May 12, 2026
The Boise River Did a Lot of Work Before Anyone Thought to Float It
Long before inner tubes and the Greenbelt, the Boise River was the city’s original heavy lifter—moving water, generating power, and occasionally flooding everything in sight.
BOISE, ID—The stretch of river that Boise now manicures with paved paths, kayak launches, and carefully placed shade trees spent most of its history doing considerably less scenic work.
Before the Greenbelt existed as a concept, the Boise River was infrastructure. Early settlers depended on it for irrigation in a high desert that offered very little in the way of encouragement. The river fed canals that made agriculture possible across the valley floor, which is a more honest explanation for why this city exists where it does than any story about mild winters or a good quality of life. The Boise Project—a federal reclamation effort that included a diversion dam on the river—formalized that relationship in the early twentieth century, capturing and redirecting water with the kind of engineering that doesn’t make for attractive Instagram content but does explain a lot about the shape of the valley.

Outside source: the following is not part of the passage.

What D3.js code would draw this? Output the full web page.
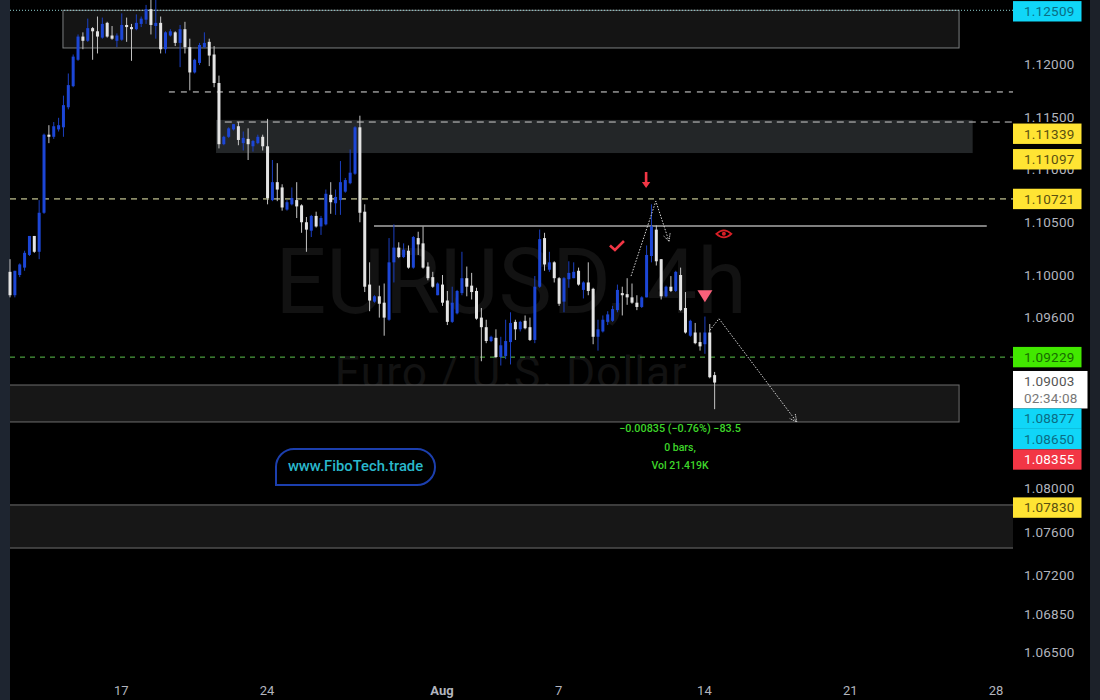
<!DOCTYPE html>
<html><head><meta charset="utf-8">
<script src="https://cdn.jsdelivr.net/npm/d3@7"></script>
<style>html,body{margin:0;padding:0;background:#000;overflow:hidden}svg{display:block}text{font-family:Roboto,sans-serif}</style>
</head><body><svg id="c" width="1100" height="700"></svg>
<script>
const opens=[1.1003,1.0981,1.1000,1.1007,1.1019,1.1037,1.1022,1.1059,1.1133,1.1131,1.1138,1.1140,1.1159,1.1179,1.1204,1.1226,1.1222,1.1234,1.1231,1.1225,1.1239,1.1227,1.1222,1.1223,1.1237,1.1235,1.1233,1.1238,1.1242,1.1252,1.1236,1.1239,1.1214,1.1227,1.1230,1.1220,1.1233,1.1216,1.1192,1.1201,1.1216,1.1221,1.1209,1.1182,1.1124,1.1131,1.1138,1.1141,1.1125,1.1129,1.1122,1.1125,1.1131,1.1122,1.1071,1.1088,1.1083,1.1062,1.1067,1.1071,1.1066,1.1050,1.1042,1.1056,1.1046,1.1048,1.1076,1.1068,1.1071,1.1079,1.1087,1.1096,1.1140,1.1060,1.0991,1.0975,1.0980,1.0974,1.0958,1.1012,1.1026,1.1017,1.1023,1.1007,1.1035,1.1030,1.1008,1.0998,1.0981,1.0991,1.0976,1.0956,1.0964,1.0983,1.0997,1.0990,1.0985,1.0960,1.0951,1.0938,1.0941,1.0923,1.0924,1.0937,1.0956,1.0949,1.0957,1.0951,1.0939,1.0989,1.1035,1.1005,1.1012,1.0997,1.0975,1.0996,1.0997,1.1004,1.0986,1.0993,1.0987,1.0942,1.0947,1.0956,1.0957,1.0967,1.0983,1.0982,1.0979,1.0974,1.0970,1.0979,1.1018,1.1043,1.1015,1.0980,1.0989,1.0985,1.1000,1.0969,1.0943,1.0946,1.0937,1.0935,1.0946,1.0906];
const highs=[1.1015,1.1004,1.1011,1.1023,1.1037,1.1037,1.1071,1.1134,1.1142,1.1145,1.1149,1.1170,1.1191,1.1209,1.1228,1.1230,1.1243,1.1235,1.1245,1.1244,1.1240,1.1236,1.1229,1.1248,1.1244,1.1238,1.1247,1.1245,1.1256,1.1261,1.1265,1.1245,1.1231,1.1233,1.1231,1.1237,1.1240,1.1224,1.1205,1.1220,1.1230,1.1224,1.1217,1.1189,1.1132,1.1140,1.1143,1.1145,1.1136,1.1139,1.1128,1.1133,1.1133,1.1148,1.1109,1.1106,1.1086,1.1071,1.1083,1.1088,1.1067,1.1055,1.1057,1.1060,1.1056,1.1081,1.1088,1.1081,1.1108,1.1092,1.1119,1.1141,1.1151,1.1067,1.1012,1.0981,1.0990,1.0992,1.1035,1.1048,1.1031,1.1030,1.1028,1.1037,1.1041,1.1046,1.1012,1.1003,1.0993,1.1000,1.0985,1.0989,1.0986,1.1022,1.1008,1.1002,1.0988,1.0969,1.0958,1.0943,1.0949,1.0942,1.0958,1.0965,1.0958,1.0957,1.0962,1.0960,1.0999,1.1043,1.1040,1.1022,1.1013,1.0998,1.0998,1.1013,1.1012,1.1007,1.0994,1.1012,1.0988,1.0958,1.0962,1.0966,1.0971,1.0991,1.0989,1.0997,1.0992,1.0981,1.0980,1.1028,1.1067,1.1047,1.1015,1.0990,1.0999,1.1004,1.1007,1.0984,1.0958,1.0955,1.0946,1.0961,1.0954,1.0909];
const lows=[1.0979,1.0979,1.0998,1.1004,1.1018,1.1021,1.1015,1.1058,1.1125,1.1129,1.1136,1.1131,1.1157,1.1178,1.1203,1.1214,1.1221,1.1204,1.1210,1.1224,1.1225,1.1223,1.1216,1.1222,1.1221,1.1203,1.1232,1.1235,1.1238,1.1228,1.1224,1.1210,1.1210,1.1226,1.1217,1.1197,1.1210,1.1175,1.1191,1.1199,1.1215,1.1198,1.1178,1.1120,1.1123,1.1130,1.1137,1.1123,1.1118,1.1109,1.1117,1.1124,1.1118,1.1067,1.1070,1.1070,1.1061,1.1061,1.1066,1.1054,1.1040,1.1022,1.1036,1.1045,1.1038,1.1047,1.1058,1.1057,1.1057,1.1078,1.1086,1.1095,1.1050,1.0984,1.0966,1.0974,1.0960,1.0943,1.0957,1.0993,1.1016,1.1016,1.1006,1.1006,1.1019,1.1006,1.0995,1.0988,1.0981,1.0971,1.0953,1.0955,1.0963,1.0981,1.0980,1.0977,1.0958,1.0919,1.0936,1.0937,1.0922,1.0915,1.0921,1.0916,1.0939,1.0947,1.0949,1.0938,1.0936,1.0988,1.1004,1.1003,1.0993,1.0971,1.0965,1.0988,1.0997,1.0990,1.0978,1.0981,1.0935,1.0929,1.0946,1.0953,1.0956,1.0965,1.0962,1.0972,1.0973,1.0967,1.0969,1.0979,1.1012,1.1009,1.0977,1.0979,1.0984,1.0984,1.0966,1.0945,1.0942,1.0935,1.0929,1.0926,1.0903,1.0874];
const closes=[1.0981,1.1004,1.1010,1.1021,1.1037,1.1022,1.1059,1.1133,1.1131,1.1141,1.1142,1.1161,1.1180,1.1207,1.1226,1.1222,1.1234,1.1231,1.1226,1.1238,1.1226,1.1224,1.1227,1.1237,1.1235,1.1233,1.1239,1.1243,1.1252,1.1237,1.1239,1.1214,1.1230,1.1231,1.1220,1.1233,1.1216,1.1192,1.1204,1.1218,1.1220,1.1208,1.1182,1.1124,1.1131,1.1139,1.1143,1.1128,1.1130,1.1124,1.1127,1.1131,1.1122,1.1073,1.1088,1.1081,1.1064,1.1069,1.1073,1.1065,1.1050,1.1043,1.1056,1.1046,1.1054,1.1077,1.1069,1.1074,1.1088,1.1090,1.1097,1.1140,1.1059,1.0989,1.0976,1.0980,1.0973,1.0960,1.1012,1.1026,1.1017,1.1024,1.1007,1.1036,1.1029,1.1007,1.0997,1.0989,1.0992,1.0974,1.0956,1.0974,1.0985,1.0997,1.0989,1.0984,1.0959,1.0951,1.0938,1.0942,1.0923,1.0934,1.0938,1.0955,1.0949,1.0956,1.0950,1.0939,1.0989,1.1034,1.1010,1.1012,1.0997,1.0973,1.0997,1.1002,1.1003,1.0991,1.0993,1.0985,1.0942,1.0949,1.0958,1.0963,1.0968,1.0986,1.0981,1.0979,1.0974,1.0970,1.0979,1.1019,1.1046,1.1013,1.0980,1.0989,1.0985,1.1003,1.0967,1.0946,1.0957,1.0936,1.0933,1.0946,1.0904,1.0899];

const priceTicks=[1.12,1.115,1.11,1.105,1.10,1.096,1.08,1.076,1.072,1.0685,1.065];
const timeTicks=[23,53,89,113,143,173,203];
const timeLabels=["17","24","Aug","7","14","21","28"];

const tagPrices=[1.12509,1.11339,1.11097,1.10721,1.09229,1.09003,1.08877,1.0865,1.08355,1.0783];
const tagFills=["#10d6f8","#ffe433","#ffe433","#ffe433","#42e800","#ffffff","#10d6f8","#10d6f8","#f23645","#ffe433"];
const tagInks=["#0a6d84","#5a5010","#5a5010","#5a5010","#176b00","#555555","#0a6d84","#0a6d84","#ffffff","#5a5010"];

const zoneStarts=[10.9,42.4,-2,-2];
const zoneEnds=[195.3,198.1,195.3,210];
const zoneTops=[1.12509,1.1147,1.08967,1.07845];
const zoneBottoms=[1.12152,1.11156,1.0862,1.07451];
const zoneFills=["#141414","#232628","#171717","#171717"];
const zoneEdges=["#7c7f80","none","#6e6e6e","#6e6e6e"];

const levelStarts=[0,32.7,44.2,0,74.9,0];
const levelEnds=[206.4,206.4,206.4,206.4,201,206.4];
const levelPrices=[1.12509,1.11735,1.1145,1.10721,1.10464,1.09229];
const levelColors=["#8fd0d0","#e0e0e0","#cfcfcf","#f0f2b4","#a8a8a8","#5cc24c"];
const levelDashes=["1 2","6 6","7 5","6 5","","5 5"];

const moveOneBars=[127.8,132.9,135.6];
const moveOnePrices=[1.0999,1.1070,1.1032];
const moveTwoBars=[144,145.9,161.9];
const moveTwoPrices=[1.0948,1.0959,1.0862];

const statLines=["\u22120.00835 (\u22120.76%) \u221283.5","0 bars,","Vol 21.419K"];

const svg=d3.select("#c");
const x=d3.scaleLinear().domain([0,206.4]).range([10,1013]);
const y=d3.scaleLinear().domain([1.065,1.08,1.10,1.12]).range([652,488,275,64]);

svg.append("rect").attr("width",1100).attr("height",700).attr("fill","#000");
svg.append("rect").attr("width",10).attr("height",700).attr("fill","#1e2530");
svg.append("rect").attr("x",1090).attr("width",10).attr("height",700).attr("fill","#1c2129");

const defs=svg.append("defs");
defs.append("clipPath").attr("id","plot").append("rect").attr("x",10).attr("y",0).attr("width",1003).attr("height",700);

// watermark
svg.append("text").attr("x",511).attr("y",313).attr("text-anchor","middle").attr("font-size",90).attr("fill","#121212").text("EURUSD, 4h");
svg.append("text").attr("x",511).attr("y",388).attr("text-anchor","middle").attr("font-size",44.4).attr("fill","#121212").attr("letter-spacing",1).text("Euro / U.S. Dollar");

// zones
svg.append("g").attr("clip-path","url(#plot)").selectAll("rect").data(zoneTops).join("rect")
  .attr("x",(d,i)=>x(zoneStarts[i])).attr("width",(d,i)=>x(zoneEnds[i])-x(zoneStarts[i]))
  .attr("y",d=>y(d)).attr("height",(d,i)=>y(zoneBottoms[i])-y(d))
  .attr("fill",(d,i)=>zoneFills[i]).attr("stroke",(d,i)=>zoneEdges[i]).attr("stroke-width",1);

// levels
svg.append("g").selectAll("line").data(levelPrices).join("line")
  .attr("x1",(d,i)=>x(levelStarts[i])).attr("x2",(d,i)=>x(levelEnds[i]))
  .attr("y1",d=>y(d)).attr("y2",d=>y(d))
  .attr("stroke",(d,i)=>levelColors[i]).attr("stroke-width",(d,i)=>i==4?1.5:1)
  .attr("stroke-dasharray",(d,i)=>levelDashes[i]);

// candles
const up=i=>closes[i]>=opens[i];
const colorOf=i=>up(i)?"#1c46d6":"#e4e4e4";
const wickOf=i=>up(i)?"#1b3fc0":"#c4c4c4";
const cg=svg.append("g").style("filter","blur(0.35px)");
cg.selectAll("line").data(opens).join("line")
  .attr("x1",(d,i)=>x(i)).attr("x2",(d,i)=>x(i))
  .attr("y1",(d,i)=>y(highs[i])).attr("y2",(d,i)=>y(lows[i]))
  .attr("stroke",(d,i)=>wickOf(i)).attr("stroke-width",1);
cg.selectAll("rect").data(opens).join("rect")
  .attr("x",(d,i)=>x(i)-1.5).attr("width",3)
  .attr("y",(d,i)=>y(Math.max(d,closes[i])))
  .attr("height",(d,i)=>Math.max(1.5,Math.abs(y(d)-y(closes[i]))))
  .attr("fill",(d,i)=>colorOf(i));

// dotted move arrows
defs.append("marker").attr("id","ah").attr("viewBox","0 0 10 10").attr("refX",9).attr("refY",5)
  .attr("markerWidth",9).attr("markerHeight",9).attr("orient","auto").attr("markerUnits","userSpaceOnUse")
  .append("path").attr("d","M1 1L9 5L1 9").attr("fill","none").attr("stroke","#d8d8d8").attr("stroke-width",1).attr("stroke-dasharray","1.5 1");
const mv=d3.line().x(d=>x(d[0])).y(d=>y(d[1]));
[[moveOneBars,moveOnePrices],[moveTwoBars,moveTwoPrices]].forEach(([b,p])=>{
  svg.append("path").attr("d",mv(d3.zip(b,p))).attr("fill","none").attr("stroke","#d8d8d8")
    .attr("stroke-width",1).attr("stroke-dasharray","1.5 1.5").attr("marker-end","url(#ah)");
});

// red marks
const red="#f23645";
const mark=(b,p)=>svg.append("g").attr("transform",`translate(${x(b)},${y(p)})`);
mark(130.9,1.1090).append("path").attr("d","M-1.3 -8H1.3V2H4.2L0 8L-4.2 2H-1.3Z").attr("fill",red);
mark(124.9,1.1028).append("path").attr("d","M-7 0L-2 4.5L7 -4.5").attr("fill","none").attr("stroke",red).attr("stroke-width",2.6);
mark(143,1.0980).append("path").attr("d","M-7.5 -6H7.5L0 6Z").attr("fill","#f9607a");
const eye=mark(146.9,1.1039);
eye.append("path").attr("d","M-7.5 0Q0 -7 7.5 0Q0 7 -7.5 0Z").attr("fill","none").attr("stroke","#d81f26").attr("stroke-width",1.8);
eye.append("circle").attr("r",2).attr("fill","#d81f26");

// stats
svg.append("g").selectAll("text").data(statLines).join("text")
  .attr("x",680).attr("y",(d,i)=>432+i*18.5).attr("text-anchor","middle")
  .attr("font-size",(d,i)=>i?10.5:10.8).attr("font-weight",500).attr("fill","#3ed62a").text(d=>d);

// brand box
svg.append("path").attr("d","M276 485V467A18 18 0 0 1 294 449H417A18 18 0 0 1 417 485Z")
  .attr("fill","#000").attr("stroke","#1c3fae").attr("stroke-width",2);
svg.append("text").attr("x",355.5).attr("y",471).attr("text-anchor","middle").attr("font-size",14.8)
  .attr("fill","#2ab8cc").attr("font-weight",500).text("www.FiboTech.trade");

// axes
const yAxis=d3.axisRight(y).tickValues(priceTicks).tickSize(0).tickFormat(d3.format(".5f"));
const yg=svg.append("g").attr("transform","translate(1024,0)").call(yAxis);
yg.select(".domain").remove();
yg.selectAll("text").attr("x",0).attr("font-size",13.5).attr("font-family","Roboto,sans-serif").attr("fill","#b2b5be").attr("letter-spacing",0.2);

const xAxis=d3.axisBottom(x).tickValues(timeTicks).tickSize(0).tickFormat((d,i)=>timeLabels[i]);
const xg=svg.append("g").attr("transform","translate(0,680)").call(xAxis);
xg.select(".domain").remove();
xg.selectAll("text").attr("font-size",13).attr("font-family","Roboto,sans-serif").attr("fill","#b2b5be").attr("y",6).attr("dx",-1).attr("font-weight",(d,i)=>i==2?700:400);

// price tags, stacked like the platform does
let bottom=-Infinity;
const tg=svg.append("g");
tagPrices.forEach((p,i)=>{
  const top=Math.max(y(p)-10.2,bottom)+(i===0||i===9?1:0);
  const clock=p===1.09003, h=clock?37.5:20.4;
  tg.append("rect").attr("x",1013).attr("y",top).attr("width",clock?74.5:68.5).attr("height",h).attr("fill",tagFills[i]);
  tg.append("text").attr("x",1024).attr("y",top+15).attr("font-size",13.5).attr("letter-spacing",0.2).attr("fill",tagInks[i]).text(d3.format(".5f")(p));
  if(clock) tg.append("text").attr("x",1024).attr("y",top+32).attr("font-size",13.5).attr("letter-spacing",0.2).attr("fill","#777").text("02:34:08");
  bottom=top+h;
});
</script></body></html>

The diversion dam’s powerhouse, documented in detail by the Historic American Engineering Record, shows what the river was actually for: turbines, generators, overhead service cranes, machine shops on the first floor. These are not the architectural features of a recreational amenity. The facility converted the river’s movement into electricity, which is a use of water most people floating a rental tube past Barber Park are not actively contemplating.

Flooding was also part of the arrangement, at least until it wasn’t. Spring runoff made the lower river unpredictable enough that flood control eventually became one of the primary arguments for more aggressive water management upstream. Lucky Peak Dam, completed in 1955, handled that problem and also created a reservoir that people now use for recreation—a pattern that repeats throughout the river’s managed history, where the infrastructure built for one utilitarian purpose quietly becomes the basis for something people later describe as a lifestyle.

The Greenbelt came later, developed in pieces over the latter half of the twentieth century into the 25-mile corridor the city promotes today. It is a genuinely nice place to ride a bike. It is also built on top of a river that spent its first century in Boise being dammed, diverted, channeled, and put to work—a fact that the cottonwoods and the goose population do a reasonable job of obscuring.